Maximilien Marie Isidore de Robespierre (6 May 1758 – 28 July 1794) was a major figure of The French Revolution. To this very day, he remains one of the most controversial figures in the history of France and Europe.

When Louis XVI convened the meeting of the Estates-General, Robespierre became one of the many young deputies who found a career in political office open to them for the first time. Before the Estates-General was called, Robespierre was a rising, well-respected young attorney in the provincial town of Arras. Originally appointed a judge in a local criminal court, Robespierre actually resigned because of his principled opposition to the death penalty, and if that sounds like a bit of ironic foreshadowing, well, congratulations on reading ahead.

At the Estates-General, Robespierre, while not initially a very important figure, pretty much always stood on the left, and he gained some renown for his firm sense of rectitude and principal. Later he was among the signatories of the Tennis Court Oath. In the National Assembly, Robespierre became notable for criticizing limited suffrage and for condemning a constitutional defense of slavery. He became popular among Parisian Radicals for advocating universal male suffrage, rights for minorities (Jews, Protestants, Blacks), abolition of slavery and the death penalty. He also attained prominence in the newly formed Jacobin Club and played a major role in taking the nominally bi-partisan club to a radical direction after the Champ de Mars massacre.

During the short lived constitutional monarchy, many revolutionaries, including the moderate Girondins, advocated going to war in order to spread the ideas of the French Revolution. Robespierre, who was not seated in the newly formed Legislative Assembly due to a rule that he pushed for which banned members of the National Assembly from serving in the new legislative body, took a hardline stance against the war. But his position was unpopular at the time, and war was declared and fully backed by the King and Queen (which Robespierre pointed out was enough reason to be skeptical of the entire project). He regained prominence after the August 10, 1792 Insurrection against the King, when he became one of many deputies elected, for the first time via universal male suffrage, to the National Convention.
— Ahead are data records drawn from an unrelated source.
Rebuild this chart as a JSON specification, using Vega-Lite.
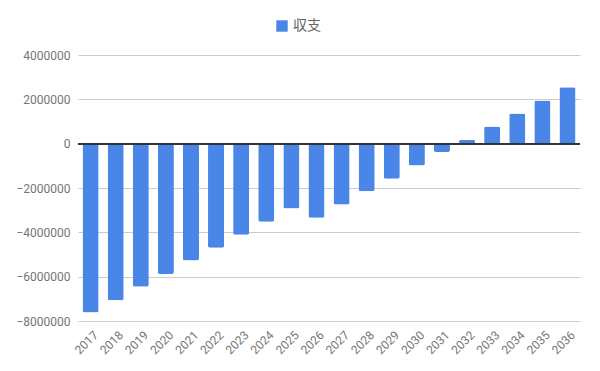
{
  "$schema": "https://vega.github.io/schema/vega-lite/v6.json",
  "autosize": {"type": "none"},
  "width": 502,
  "height": 266,
  "padding": {"left": 78, "top": 55, "right": 20, "bottom": 50},
  "background": "white",
  "config": {
    "view": {"stroke": null},
    "font": "Roboto",
    "axis": {"labelFont": "Roboto", "labelColor": "#757575", "labelFontSize": 12}
  },
  "data": {
    "values": [
      {"year": "2017", "series": "収支", "value": -7620000},
      {"year": "2018", "series": "収支", "value": -7060000},
      {"year": "2019", "series": "収支", "value": -6450000},
      {"year": "2020", "series": "収支", "value": -5880000},
      {"year": "2021", "series": "収支", "value": -5270000},
      {"year": "2022", "series": "収支", "value": -4700000},
      {"year": "2023", "series": "収支", "value": -4110000},
      {"year": "2024", "series": "収支", "value": -3520000},
      {"year": "2025", "series": "収支", "value": -2930000},
      {"year": "2026", "series": "収支", "value": -3340000},
      {"year": "2027", "series": "収支", "value": -2750000},
      {"year": "2028", "series": "収支", "value": -2150000},
      {"year": "2029", "series": "収支", "value": -1580000},
      {"year": "2030", "series": "収支", "value": -990000},
      {"year": "2031", "series": "収支", "value": -380000},
      {"year": "2032", "series": "収支", "value": 170000},
      {"year": "2033", "series": "収支", "value": 770000},
      {"year": "2034", "series": "収支", "value": 1360000},
      {"year": "2035", "series": "収支", "value": 1950000},
      {"year": "2036", "series": "収支", "value": 2550000}
    ]
  },
  "layer": [
    {
      "mark": {"type": "bar", "cornerRadius": 2},
      "encoding": {
        "x": {
          "field": "year", "type": "ordinal", "title": null,
          "scale": {"paddingInner": 0.36, "paddingOuter": 0.18},
          "axis": {"labelAngle": -45, "labelAlign": "right", "labelBaseline": "top", "ticks": false, "domain": false, "labelPadding": 8, "labelOffset": 2}
        },
        "y": {
          "field": "value", "type": "quantitative", "title": null,
          "scale": {"domain": [-8000000, 4000000], "nice": false},
          "axis": {"values": [-8000000, -6000000, -4000000, -2000000, 0, 2000000, 4000000], "format": "d", "ticks": false, "domain": false, "gridColor": "#cccccc", "labelPadding": 8}
        },
        "color": {
          "field": "series", "type": "nominal",
          "scale": {"range": ["#4a86e8"]},
          "legend": {"title": null, "orient": "none", "legendX": 197, "legendY": -36, "symbolType": "square", "symbolSize": 130, "labelFontSize": 14, "labelColor": "#666666", "labelFont": "Noto Sans CJK JP", "direction": "horizontal", "symbolStrokeWidth": 0}
        }
      }
    },
    {
      "mark": {"type": "rule", "color": "#333333", "strokeWidth": 1},
      "encoding": {"y": {"datum": 0}}
    }
  ]
}
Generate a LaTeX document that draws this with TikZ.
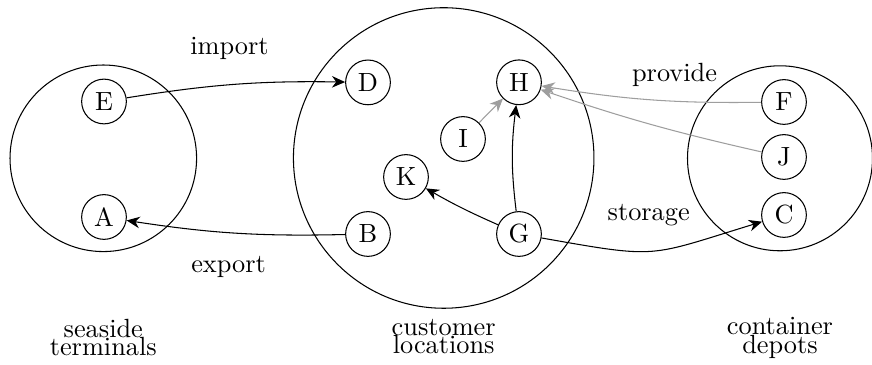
\documentclass[tikz,border=0pt]{standalone}
\usetikzlibrary{arrows.meta}
\begin{document}
\begin{tikzpicture}[x=0.38pt,y=0.38pt,
  region/.style={draw, circle, minimum size=#1, inner sep=0pt},
  place/.style={draw, circle, minimum size=17pt, inner sep=1pt},
  link/.style={-{Stealth[length=5pt,width=4.4pt]}},
  faint/.style={link, draw=black!38},
  group/.style={align=center, inner sep=0pt}
]
\useasboundingbox (0,0) rectangle (872,-365);

% the three areas
\node[region=70.9pt]  (seaside)  at (103.3,-158.3) {};
\node[region=114.2pt] (customer) at (443.7,-158)   {};
\node[region=70.3pt]  (depots)   at (780,-158.3)   {};

% area captions
\node[group] (capS) at (103.3,-337.5) {seaside\\[-5pt]terminals};
\node[group] (capC) at (443.7,-336.5) {customer\\[-5pt]locations};
\node[group] (capD) at (780,-338)     {container\\[-5pt]depots};

% locations
\node[place] (E) at (104,-101.5) {E};
\node[place] (A) at (104,-217)   {A};
\node[place] (D) at (368,-82.4)  {D};
\node[place] (H) at (519,-82.3)  {H};
\node[place] (I) at (463,-139)   {I};
\node[place] (K) at (406,-177)   {K};
\node[place] (B) at (368,-234)   {B};
\node[place] (G) at (519,-234)   {G};
\node[place] (F) at (784,-102)   {F};
\node[place] (J) at (784,-157)   {J};
\node[place] (C) at (784,-215)   {C};

% flows
\draw[link] (E) to[bend left=5] (D);
\draw[link] (B) to[bend left=5] (A);
\draw[link] (G) to[bend left=3] (K);
\draw[link] (G) to[bend left=7] (H);
\draw[link] (G) to[out=-10, in=197, looseness=1.4] (C);
\draw[faint] (I) -- (H);
\draw[faint] (F) to[bend left=5] (H);
\draw[faint] (J) to[bend left=3] (H);

% flow labels
\node[anchor=base] (limport)  at (229.5,-54.3) {import};
\node[anchor=base] (lexport)  at (228.6,-272.4) {export};
\node[anchor=base] (lprovide) at (674.5,-81.5) {provide};
\node[anchor=base] (lstorage) at (648.7,-221)  {storage};
\end{tikzpicture}
\end{document}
Robespierre's notoriety begins with his participation in the debate on the trial of King Louis XVI. He famously reversed his former protest against the death penalty, citing the King's treason as grounds for immediate summary execution and his death justifiable as a war measure. The mismanagement of the war and the mounting paranoia among Parisian street radicals led to bitter factionalism, culminating in a second insurrection against the Girondins, which made the Jacobins the majority party in the Convention. In the fifth year of his political career, Robespierre gained true political power as one of the 12 members (and the most publicly known and prominent) of the Committee of Public Safety. Citing wartime conditions, they suspended the newly written 1793 Constitution (the most radical document of The Enlightenment era) and instituted a policy they called "the Terror".

Robespierre was never actually the dictator or in any way the sole leader of France. He was the intellectual and moral backbone for the Committee while it ran the country; however, his influence within the Committee was subject to the machinations of other members and tended to ebb and flow. While he is usually portrayed (and not without reason) as the personification of the worst excesses of the Revolution, he actually fought as ferociously against radicals as he did royalists. He also played a role in recalling brutal and corrupt mission representatives such as Joseph Fouche, Jean-Baptiste Carrier, Jean-Lamber Tallien and Paul Barras. His own political position, while radical left, favored the emerging middle class of artisans and small businessmen (who he subsidized during the Terror), geared towards wealth redistribution and what we would call, today, the welfare state.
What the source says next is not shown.